((

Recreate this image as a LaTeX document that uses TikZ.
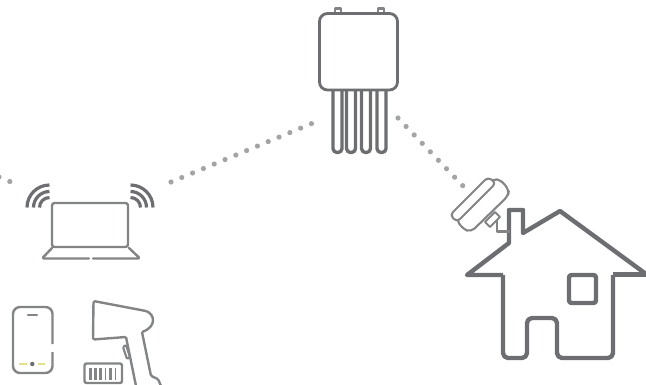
\documentclass[tikz,border=0pt]{standalone}
\definecolor{icongray}{HTML}{6D6E71}
\definecolor{dotgray}{HTML}{A3A4A6}
\definecolor{phoneyellow}{HTML}{E3E38C}
\tikzset{
  heavy/.style={draw=icongray, line width=4.4pt, line join=round},
  medium/.style={draw=icongray, line width=2.8pt, line join=round},
  fine/.style={draw=icongray!85, line width=2.1pt, line join=round},
  dotlink/.style={draw=dotgray, line width=5.2pt, line cap=round, dash pattern=on 0pt off 11.7pt},
}
\begin{document}
\begin{tikzpicture}[x=1pt, y=-1pt]
  \useasboundingbox (0,0) rectangle (646,384);
  % Dotted links
  \coordinate (lnkA) at (-1,177);
  \coordinate (lnkB) at (11,182);
  \coordinate (lnkC) at (171,182);
  \coordinate (lnkD) at (313,123);
  \coordinate (lnkE) at (398,118);
  \coordinate (lnkF) at (464,187);
  \draw[dotlink] (lnkA) -- (lnkB);
  \draw[dotlink] (lnkC) -- (lnkD);
  \draw[dotlink] (lnkE) -- (lnkF);
  % Box with prongs
  \foreach \x in {337.5,351,366,381.5} {
      \draw[heavy, line width=3.4pt, rounded corners=4pt] (\x-4.5,90) -- (\x-4.5,152.5) -- (\x+4.5,152.5) -- (\x+4.5,90);
  }
  \foreach \x in {338,381} {
      \draw[fine] (\x-3,13) -- (\x-3,8.5) -- (\x+3,8.5) -- (\x+3,13);
  }
  \draw[medium, rounded corners=8pt, fill=white] (319.5,13.5) rectangle (397.5,90);
  % Laptop
  \draw[fine, line width=2.4pt, rounded corners=2.5pt] (52,247) -- (52,203) -- (128,203) -- (128,247) -- cycle;
  \draw[fine, line width=2.4pt, line cap=round, rounded corners=1.5pt] (89,258.5) -- (42,258.5) -- (52,248);
  \draw[fine, line width=2.4pt, line cap=round, rounded corners=1.5pt] (93,258.5) -- (140,258.5) -- (129,248);
  % Signal arcs
  \foreach \r in {10,16,22.5} {
      \draw[medium, line width=3.2pt] (49.5,207.5-\r) arc[start angle=270, end angle=180, radius=\r];
      \draw[medium, line width=3.2pt] (130.5,207.5-\r) arc[start angle=270, end angle=360, radius=\r];
  }
  % Phone
  \draw[fine, line width=2.4pt, rounded corners=7pt] (52.5,344) -- (52.5,307) -- (13,307) -- (13,373) -- (52.5,373) -- (52.5,352);
  \draw[fine, line cap=round] (28,315) -- (37,315);
  \draw[phoneyellow, line width=2.2pt] (19,364) -- (27,364);
  \draw[phoneyellow, line width=2.2pt] (38,364) -- (45,364);
  \fill[icongray] (32.3,364) circle (2.2pt);
  % Scanner
  \draw[fine, line width=2.4pt, rounded corners=2pt] (126,337) -- (93,339.5) -- (93.5,301) -- (146,311);
  \draw[fine, line width=2.4pt] (146,311) .. controls (155,314) and (157,327) .. (142,332);
  \draw[fine, line width=2.4pt, rounded corners=1.5pt] (142,332) -- (151,376) -- (158,379) -- (161,386);
  \draw[fine, line width=2.4pt, rounded corners=1.5pt] (126,337) -- (136,386);
  \draw[fine, rounded corners=1pt] (123,347) -- (126,345) -- (130,357) -- (127,359) -- cycle;
  % Barcode
  \draw[fine, line width=2.4pt, rounded corners=2pt] (84.5,363.5) rectangle (122,383);
  \foreach \x/\w in {90/3,95.5/3,100.5/3,105.5/1.8,110.5/3,115.5/1.8} {
      \draw[icongray!85, line width=\w pt] (\x,368) -- (\x,380);
  }
  % House
  \draw[heavy] (646,274) -- (560,211) -- (523,233) -- (523,210) -- (509,210) -- (509,243) -- (467,275) -- (503,275);
  \draw[heavy, rounded corners=5pt] (503,275) -- (503,358) -- (527,358) -- (527,318) -- (557,318) -- (557,358) -- (613,358) -- (613,275);
  \draw[heavy] (613,274.5) -- (646,274.5);
  \draw[heavy, rounded corners=2.5pt] (569,275) rectangle (596,303);
  % Dish on chimney
  \draw[fine] (497,218) -- (497,231.5) -- (510,231.5);
  \draw[fine, fill=white] (485,222) -- (495,212) -- (500,217) -- (490,227) -- cycle;
  \draw[fine, rounded corners=5pt, fill=white] (493,179) -- (501,180) -- (509,190) -- (508,196) -- (471,232) -- (463,229) -- (456,219) -- cycle;
  \draw[fine, rounded corners=4pt, fill=white] (450,215) -- (488,177) -- (496,183) -- (457,222) -- cycle;
\end{tikzpicture}
\end{document}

))

• Given problem:
Write out the whole listing exactly, and drop the pictures.

• The solution:
Recreate this image as a LaTeX document that uses TikZ.
\documentclass[tikz,border=0pt]{standalone}
\definecolor{icongray}{HTML}{6D6E71}
\definecolor{dotgray}{HTML}{A3A4A6}
\definecolor{phoneyellow}{HTML}{E3E38C}
\tikzset{
  heavy/.style={draw=icongray, line width=4.4pt, line join=round},
  medium/.style={draw=icongray, line width=2.8pt, line join=round},
  fine/.style={draw=icongray!85, line width=2.1pt, line join=round},
  dotlink/.style={draw=dotgray, line width=5.2pt, line cap=round, dash pattern=on 0pt off 11.7pt},
}
\begin{document}
\begin{tikzpicture}[x=1pt, y=-1pt]
  \useasboundingbox (0,0) rectangle (646,384);
  % Dotted links
  \coordinate (lnkA) at (-1,177);
  \coordinate (lnkB) at (11,182);
  \coordinate (lnkC) at (171,182);
  \coordinate (lnkD) at (313,123);
  \coordinate (lnkE) at (398,118);
  \coordinate (lnkF) at (464,187);
  \draw[dotlink] (lnkA) -- (lnkB);
  \draw[dotlink] (lnkC) -- (lnkD);
  \draw[dotlink] (lnkE) -- (lnkF);
  % Box with prongs
  \foreach \x in {337.5,351,366,381.5} {
      \draw[heavy, line width=3.4pt, rounded corners=4pt] (\x-4.5,90) -- (\x-4.5,152.5) -- (\x+4.5,152.5) -- (\x+4.5,90);
  }
  \foreach \x in {338,381} {
      \draw[fine] (\x-3,13) -- (\x-3,8.5) -- (\x+3,8.5) -- (\x+3,13);
  }
  \draw[medium, rounded corners=8pt, fill=white] (319.5,13.5) rectangle (397.5,90);
  % Laptop
  \draw[fine, line width=2.4pt, rounded corners=2.5pt] (52,247) -- (52,203) -- (128,203) -- (128,247) -- cycle;
  \draw[fine, line width=2.4pt, line cap=round, rounded corners=1.5pt] (89,258.5) -- (42,258.5) -- (52,248);
  \draw[fine, line width=2.4pt, line cap=round, rounded corners=1.5pt] (93,258.5) -- (140,258.5) -- (129,248);
  % Signal arcs
  \foreach \r in {10,16,22.5} {
      \draw[medium, line width=3.2pt] (49.5,207.5-\r) arc[start angle=270, end angle=180, radius=\r];
      \draw[medium, line width=3.2pt] (130.5,207.5-\r) arc[start angle=270, end angle=360, radius=\r];
  }
  % Phone
  \draw[fine, line width=2.4pt, rounded corners=7pt] (52.5,344) -- (52.5,307) -- (13,307) -- (13,373) -- (52.5,373) -- (52.5,352);
  \draw[fine, line cap=round] (28,315) -- (37,315);
  \draw[phoneyellow, line width=2.2pt] (19,364) -- (27,364);
  \draw[phoneyellow, line width=2.2pt] (38,364) -- (45,364);
  \fill[icongray] (32.3,364) circle (2.2pt);
  % Scanner
  \draw[fine, line width=2.4pt, rounded corners=2pt] (126,337) -- (93,339.5) -- (93.5,301) -- (146,311);
  \draw[fine, line width=2.4pt] (146,311) .. controls (155,314) and (157,327) .. (142,332);
  \draw[fine, line width=2.4pt, rounded corners=1.5pt] (142,332) -- (151,376) -- (158,379) -- (161,386);
  \draw[fine, line width=2.4pt, rounded corners=1.5pt] (126,337) -- (136,386);
  \draw[fine, rounded corners=1pt] (123,347) -- (126,345) -- (130,357) -- (127,359) -- cycle;
  % Barcode
  \draw[fine, line width=2.4pt, rounded corners=2pt] (84.5,363.5) rectangle (122,383);
  \foreach \x/\w in {90/3,95.5/3,100.5/3,105.5/1.8,110.5/3,115.5/1.8} {
      \draw[icongray!85, line width=\w pt] (\x,368) -- (\x,380);
  }
  % House
  \draw[heavy] (646,274) -- (560,211) -- (523,233) -- (523,210) -- (509,210) -- (509,243) -- (467,275) -- (503,275);
  \draw[heavy, rounded corners=5pt] (503,275) -- (503,358) -- (527,358) -- (527,318) -- (557,318) -- (557,358) -- (613,358) -- (613,275);
  \draw[heavy] (613,274.5) -- (646,274.5);
  \draw[heavy, rounded corners=2.5pt] (569,275) rectangle (596,303);
  % Dish on chimney
  \draw[fine] (497,218) -- (497,231.5) -- (510,231.5);
  \draw[fine, fill=white] (485,222) -- (495,212) -- (500,217) -- (490,227) -- cycle;
  \draw[fine, rounded corners=5pt, fill=white] (493,179) -- (501,180) -- (509,190) -- (508,196) -- (471,232) -- (463,229) -- (456,219) -- cycle;
  \draw[fine, rounded corners=4pt, fill=white] (450,215) -- (488,177) -- (496,183) -- (457,222) -- cycle;
\end{tikzpicture}
\end{document}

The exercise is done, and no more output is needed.